Само имя — его носил также отец Флоры Вербловской — было программным для еврейской ассимиляции и свидетельствовало об уклоне в русскую сторону. Не «Иосиф», не библейское имя будет украшать их первенца, а сильно русифицированная, народная, почти крестьянская форма этого имени: Осип (в обиходе или ласкательно — Ося). В одном из стихотворений 1913 года Мандельштам вспомнит о библейском Иосифе, мечтателе и любимом сыне патриарха Иакова, проданного своими братьями в рабство и ставшего при дворе фараона толкователем снов (Быт., 37–50):
Отравлен хлеб, и воздух выпит.
Как трудно раны врачевать!
Иосиф, проданный в Египет,
Не мог сильнее тосковать! (I, 97).
Путь родителей к русской культуре можно соотнести с их постепенным приближением к российской столице. Уже через год после рождения Осипа семья переезжает из Варшавы в Павловск, где 23 сентября 1892 года появляется на свет второй сын Мандельштамов — Александр (Шура).
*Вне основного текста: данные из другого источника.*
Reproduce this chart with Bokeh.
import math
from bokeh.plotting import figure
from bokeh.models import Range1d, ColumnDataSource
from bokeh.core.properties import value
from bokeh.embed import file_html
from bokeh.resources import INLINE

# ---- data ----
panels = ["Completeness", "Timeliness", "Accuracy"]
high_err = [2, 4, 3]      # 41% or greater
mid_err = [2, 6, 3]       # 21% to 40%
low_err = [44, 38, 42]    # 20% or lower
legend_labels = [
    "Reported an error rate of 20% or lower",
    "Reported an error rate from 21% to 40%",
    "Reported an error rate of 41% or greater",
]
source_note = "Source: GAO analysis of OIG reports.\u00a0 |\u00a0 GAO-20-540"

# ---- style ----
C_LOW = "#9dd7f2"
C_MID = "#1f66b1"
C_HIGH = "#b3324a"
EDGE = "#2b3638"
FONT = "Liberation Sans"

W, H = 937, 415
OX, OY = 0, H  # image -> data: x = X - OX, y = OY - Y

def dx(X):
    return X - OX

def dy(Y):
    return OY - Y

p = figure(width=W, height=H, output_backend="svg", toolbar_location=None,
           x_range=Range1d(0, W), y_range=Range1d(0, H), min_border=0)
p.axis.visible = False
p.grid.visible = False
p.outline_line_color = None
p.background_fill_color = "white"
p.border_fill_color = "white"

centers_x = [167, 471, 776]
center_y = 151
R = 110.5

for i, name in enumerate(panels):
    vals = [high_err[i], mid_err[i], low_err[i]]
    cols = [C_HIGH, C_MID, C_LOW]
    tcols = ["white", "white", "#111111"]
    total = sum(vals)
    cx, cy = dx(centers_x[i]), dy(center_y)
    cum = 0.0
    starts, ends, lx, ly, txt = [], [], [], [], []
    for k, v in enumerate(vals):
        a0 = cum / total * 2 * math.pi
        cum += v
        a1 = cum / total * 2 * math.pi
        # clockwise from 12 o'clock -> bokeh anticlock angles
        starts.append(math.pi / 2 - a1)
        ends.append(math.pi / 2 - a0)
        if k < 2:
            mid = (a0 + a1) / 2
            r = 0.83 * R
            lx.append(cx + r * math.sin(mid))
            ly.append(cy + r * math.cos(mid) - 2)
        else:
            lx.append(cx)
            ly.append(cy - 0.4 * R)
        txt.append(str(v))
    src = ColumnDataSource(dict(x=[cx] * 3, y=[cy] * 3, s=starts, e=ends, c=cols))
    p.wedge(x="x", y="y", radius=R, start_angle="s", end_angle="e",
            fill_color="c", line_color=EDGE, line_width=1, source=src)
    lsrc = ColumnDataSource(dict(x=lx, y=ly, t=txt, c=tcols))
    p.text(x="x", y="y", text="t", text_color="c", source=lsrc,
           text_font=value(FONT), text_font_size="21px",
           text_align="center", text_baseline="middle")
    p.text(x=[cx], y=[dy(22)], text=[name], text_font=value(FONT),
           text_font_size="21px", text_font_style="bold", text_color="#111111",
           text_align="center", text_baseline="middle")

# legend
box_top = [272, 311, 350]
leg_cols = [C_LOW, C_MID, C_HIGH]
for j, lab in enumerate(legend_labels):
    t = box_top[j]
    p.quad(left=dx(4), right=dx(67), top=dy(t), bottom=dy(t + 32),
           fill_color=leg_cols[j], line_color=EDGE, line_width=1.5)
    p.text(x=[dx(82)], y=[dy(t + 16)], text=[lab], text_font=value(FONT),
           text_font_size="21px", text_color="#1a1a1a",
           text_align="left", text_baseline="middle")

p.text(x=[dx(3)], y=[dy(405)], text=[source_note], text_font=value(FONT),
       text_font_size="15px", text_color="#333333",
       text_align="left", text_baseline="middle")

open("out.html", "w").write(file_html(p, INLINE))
Павловск был широко известным местом, великолепно приспособленным для постоянного проживания: тридцать пять километров к югу от Петербурга, пять километров к югу от Царского Села (летней резиденции царей). Павловск знаменит своим дворцом конца XVIII века, имеющим в плане форму подковы; построенный Чарльзом Камероном и Винченцо Бренна, он предназначался для великого князя Павла Петровича, сына Екатерины II, впоследствии — царя Павла I. Элегантная резиденция, парк с павильонами, мостами и каскадами в долине реки Славянки — разместившийся рядом с этой аристократической кулисой городок Павловск мог предложить еврейской семье Мандельштамов, пытавшейся завоевать положение в обществе и попасть в столицу, весьма изысканное соседство. В своей автобиографической прозе Мандельштам назовет Павловск «российским полу-Версалем», «городом дворцовых лакеев, действительных статских вдов, рыжих приставов, чахоточных педагогов […] и взяточников…» (II, 348).
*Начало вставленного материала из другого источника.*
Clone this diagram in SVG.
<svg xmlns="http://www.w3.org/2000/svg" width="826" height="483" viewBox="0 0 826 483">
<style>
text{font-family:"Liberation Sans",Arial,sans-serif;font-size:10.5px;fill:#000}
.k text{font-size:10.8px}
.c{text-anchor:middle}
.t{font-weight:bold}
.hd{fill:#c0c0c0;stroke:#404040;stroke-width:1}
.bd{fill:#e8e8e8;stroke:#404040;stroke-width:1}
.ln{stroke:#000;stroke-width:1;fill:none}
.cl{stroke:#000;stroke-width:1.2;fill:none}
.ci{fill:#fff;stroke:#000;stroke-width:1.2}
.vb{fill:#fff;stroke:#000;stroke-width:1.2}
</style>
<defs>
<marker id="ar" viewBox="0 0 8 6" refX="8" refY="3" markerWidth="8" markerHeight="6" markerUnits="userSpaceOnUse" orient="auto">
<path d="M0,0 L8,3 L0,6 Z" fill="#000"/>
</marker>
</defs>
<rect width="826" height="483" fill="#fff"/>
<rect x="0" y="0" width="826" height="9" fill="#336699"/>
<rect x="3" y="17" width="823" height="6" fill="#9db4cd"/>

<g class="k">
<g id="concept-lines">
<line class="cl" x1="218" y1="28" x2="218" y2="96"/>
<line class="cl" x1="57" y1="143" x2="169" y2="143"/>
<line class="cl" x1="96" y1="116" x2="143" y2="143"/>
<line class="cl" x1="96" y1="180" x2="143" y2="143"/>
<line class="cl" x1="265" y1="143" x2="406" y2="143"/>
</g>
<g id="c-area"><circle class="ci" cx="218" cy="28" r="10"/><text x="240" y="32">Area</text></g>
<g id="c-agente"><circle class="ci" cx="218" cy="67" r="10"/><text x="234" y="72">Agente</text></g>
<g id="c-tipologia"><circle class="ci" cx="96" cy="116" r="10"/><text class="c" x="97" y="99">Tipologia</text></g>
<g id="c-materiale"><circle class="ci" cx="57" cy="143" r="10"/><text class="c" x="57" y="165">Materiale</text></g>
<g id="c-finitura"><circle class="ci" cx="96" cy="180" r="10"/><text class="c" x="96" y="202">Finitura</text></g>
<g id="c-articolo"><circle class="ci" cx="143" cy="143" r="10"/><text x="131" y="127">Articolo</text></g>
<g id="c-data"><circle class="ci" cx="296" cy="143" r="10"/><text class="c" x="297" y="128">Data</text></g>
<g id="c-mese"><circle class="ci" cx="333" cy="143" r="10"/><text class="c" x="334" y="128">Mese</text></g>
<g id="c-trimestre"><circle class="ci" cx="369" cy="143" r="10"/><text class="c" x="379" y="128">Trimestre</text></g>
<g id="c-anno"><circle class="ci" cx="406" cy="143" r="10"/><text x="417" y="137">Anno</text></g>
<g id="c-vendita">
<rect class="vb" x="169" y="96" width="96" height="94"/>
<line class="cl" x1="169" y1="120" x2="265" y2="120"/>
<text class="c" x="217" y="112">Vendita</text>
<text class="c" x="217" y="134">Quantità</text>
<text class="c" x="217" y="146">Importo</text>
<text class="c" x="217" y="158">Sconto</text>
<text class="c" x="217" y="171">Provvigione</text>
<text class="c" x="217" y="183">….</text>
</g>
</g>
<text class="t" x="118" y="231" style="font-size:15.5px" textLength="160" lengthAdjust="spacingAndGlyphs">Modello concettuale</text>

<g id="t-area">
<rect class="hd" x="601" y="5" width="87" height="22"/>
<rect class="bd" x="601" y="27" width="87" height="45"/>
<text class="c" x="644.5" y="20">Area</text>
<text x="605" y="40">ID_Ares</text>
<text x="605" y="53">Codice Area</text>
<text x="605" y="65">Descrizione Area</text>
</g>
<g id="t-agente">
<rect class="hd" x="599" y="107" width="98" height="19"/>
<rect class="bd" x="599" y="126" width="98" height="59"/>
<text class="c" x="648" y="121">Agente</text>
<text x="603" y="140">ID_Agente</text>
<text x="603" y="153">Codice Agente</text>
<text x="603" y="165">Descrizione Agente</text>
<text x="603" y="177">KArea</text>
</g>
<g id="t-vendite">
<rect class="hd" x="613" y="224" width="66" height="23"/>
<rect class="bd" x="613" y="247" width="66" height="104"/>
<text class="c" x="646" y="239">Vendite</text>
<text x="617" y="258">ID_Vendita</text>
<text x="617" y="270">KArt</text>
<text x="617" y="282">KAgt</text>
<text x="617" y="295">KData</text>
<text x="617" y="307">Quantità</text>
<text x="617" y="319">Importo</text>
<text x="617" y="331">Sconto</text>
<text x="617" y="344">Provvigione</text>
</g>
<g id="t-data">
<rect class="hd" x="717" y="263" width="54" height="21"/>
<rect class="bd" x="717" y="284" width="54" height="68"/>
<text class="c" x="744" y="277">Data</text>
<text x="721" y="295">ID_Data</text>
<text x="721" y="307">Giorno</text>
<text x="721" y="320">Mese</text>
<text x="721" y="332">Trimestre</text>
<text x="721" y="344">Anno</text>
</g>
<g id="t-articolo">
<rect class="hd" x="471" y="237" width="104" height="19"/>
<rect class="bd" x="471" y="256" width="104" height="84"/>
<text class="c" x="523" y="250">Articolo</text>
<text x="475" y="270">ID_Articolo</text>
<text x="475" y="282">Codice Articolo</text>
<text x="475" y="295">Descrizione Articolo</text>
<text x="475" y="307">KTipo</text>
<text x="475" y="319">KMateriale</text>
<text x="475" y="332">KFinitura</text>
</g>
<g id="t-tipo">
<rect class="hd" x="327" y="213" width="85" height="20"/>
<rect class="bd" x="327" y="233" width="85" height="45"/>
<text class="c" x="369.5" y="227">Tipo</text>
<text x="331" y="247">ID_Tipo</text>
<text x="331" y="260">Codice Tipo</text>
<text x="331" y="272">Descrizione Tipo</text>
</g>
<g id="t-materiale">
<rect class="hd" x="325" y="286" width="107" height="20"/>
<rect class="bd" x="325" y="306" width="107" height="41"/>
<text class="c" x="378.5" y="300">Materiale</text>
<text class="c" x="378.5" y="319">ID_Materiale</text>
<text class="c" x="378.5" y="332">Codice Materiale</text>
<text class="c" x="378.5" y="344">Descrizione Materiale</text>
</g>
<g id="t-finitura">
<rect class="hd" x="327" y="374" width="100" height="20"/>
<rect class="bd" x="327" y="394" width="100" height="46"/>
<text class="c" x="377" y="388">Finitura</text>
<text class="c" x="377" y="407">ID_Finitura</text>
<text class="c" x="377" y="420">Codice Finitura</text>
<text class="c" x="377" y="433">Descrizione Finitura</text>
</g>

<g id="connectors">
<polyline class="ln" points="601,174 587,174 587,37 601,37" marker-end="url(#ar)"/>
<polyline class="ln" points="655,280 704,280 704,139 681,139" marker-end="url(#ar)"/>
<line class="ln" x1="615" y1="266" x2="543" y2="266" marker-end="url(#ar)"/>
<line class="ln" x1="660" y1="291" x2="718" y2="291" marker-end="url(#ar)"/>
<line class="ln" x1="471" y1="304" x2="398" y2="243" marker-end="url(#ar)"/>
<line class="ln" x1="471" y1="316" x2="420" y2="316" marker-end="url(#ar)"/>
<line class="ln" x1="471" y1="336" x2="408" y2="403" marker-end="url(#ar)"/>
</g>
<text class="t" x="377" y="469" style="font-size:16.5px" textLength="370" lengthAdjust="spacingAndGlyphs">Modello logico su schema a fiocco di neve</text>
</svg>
Однажды маленького Осипа привезли из Павловска в столицу на большое празднество. «Мрачные толпы народа на улицах были первым моим сознательным и ярким восприятием. Мне было ровно три года. Год был 94-й, меня взяли из Павловска в Петербург, собравшись поглядеть на похороны Александра III» (II, 353).
«Мрачные толпы народа на улицах были первым моим сознательным и ясным восприятием»
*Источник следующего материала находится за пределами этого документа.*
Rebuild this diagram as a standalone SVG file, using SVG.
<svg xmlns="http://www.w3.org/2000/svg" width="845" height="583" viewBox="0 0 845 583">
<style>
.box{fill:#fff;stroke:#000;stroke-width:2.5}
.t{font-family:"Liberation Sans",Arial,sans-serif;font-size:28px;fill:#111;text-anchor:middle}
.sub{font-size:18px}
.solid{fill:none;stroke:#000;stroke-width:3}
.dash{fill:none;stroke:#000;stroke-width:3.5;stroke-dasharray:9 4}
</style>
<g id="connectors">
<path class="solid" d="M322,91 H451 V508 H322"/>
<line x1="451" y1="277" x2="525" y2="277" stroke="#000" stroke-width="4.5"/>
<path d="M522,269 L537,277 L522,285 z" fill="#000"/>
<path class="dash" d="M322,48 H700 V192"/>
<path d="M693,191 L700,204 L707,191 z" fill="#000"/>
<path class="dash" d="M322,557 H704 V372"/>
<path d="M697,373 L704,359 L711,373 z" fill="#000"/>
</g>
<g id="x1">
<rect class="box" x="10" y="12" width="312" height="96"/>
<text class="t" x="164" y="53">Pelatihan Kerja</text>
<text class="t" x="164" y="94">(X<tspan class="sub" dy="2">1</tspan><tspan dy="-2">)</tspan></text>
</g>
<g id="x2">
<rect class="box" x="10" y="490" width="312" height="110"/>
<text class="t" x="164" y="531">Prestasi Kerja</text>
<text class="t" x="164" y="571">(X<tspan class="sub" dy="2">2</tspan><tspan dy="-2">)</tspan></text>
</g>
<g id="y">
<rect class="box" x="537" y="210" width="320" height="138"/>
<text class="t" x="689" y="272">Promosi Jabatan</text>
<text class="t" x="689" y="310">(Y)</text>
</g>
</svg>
Осип Мандельштам (Павловск, 1894)
Обосноваться в столице было тогда для евреев непростым делом. В царской России они не обладали правом повсеместного проживания — их намеренно принуждали селиться в польско-литовской черте оседлости. В духе своей просветительской политики Екатерина II, проявлявшая терпимость по отношению к евреям, облегчила им поначалу (то есть после первого раздела Польши в 1772 году) переселение в Россию. Но после жалоб московских купцов, опасавшихся еврейской конкуренции, царица (указом от 23 сентября 1791 года) все же запретила евреям жить в центральной части России. Изданное в 1804 году «Положение о евреях» законодательно установило «черту оседлости», просуществовавшую до Первой мировой войны[16].
В отношении столичного Петербурга действовали особенно строгие предписания. Отцу Мандельштама пришлось взять на себя суровые налоговые обязательства и записаться в «первую гильдию» купеческого сословия, прежде чем он получил — в 1897 году — право на жительство и занятие торговлей в Петербурге. Семья Мандельштама перебралась в Петербург и вначале поселилась в районе Коломны. Это лишь первый адрес — за ним последует немало других. Семья беспокойно странствует по городу, как будто опасаясь задерживаться на одном месте. Евгений, брат Осипа Мандельштама, вспоминает, что за время его детства и юности семья меняла свой петербургский адрес не менее семнадцати раз![17]
Переезжать с одной квартиры на другую — прежде всего этого требовала мать. Связывала ли она с переселением в имперскую столицу какие-то надежды на лучшее или, стремясь к общественному преуспеянию, чаяла обрести для этого более благоприятное место? Нервозность, беспокойство, чувство неустроенности, потребность искать и создавать для себя новое жизненное пространство — все это передалось ее сыновьям. В вихре образов мандельштамовской «Египетской марки» мелькает упоминание о треволнениях его семьи и «неудавшемся домашнем бессмертии» (II, 465).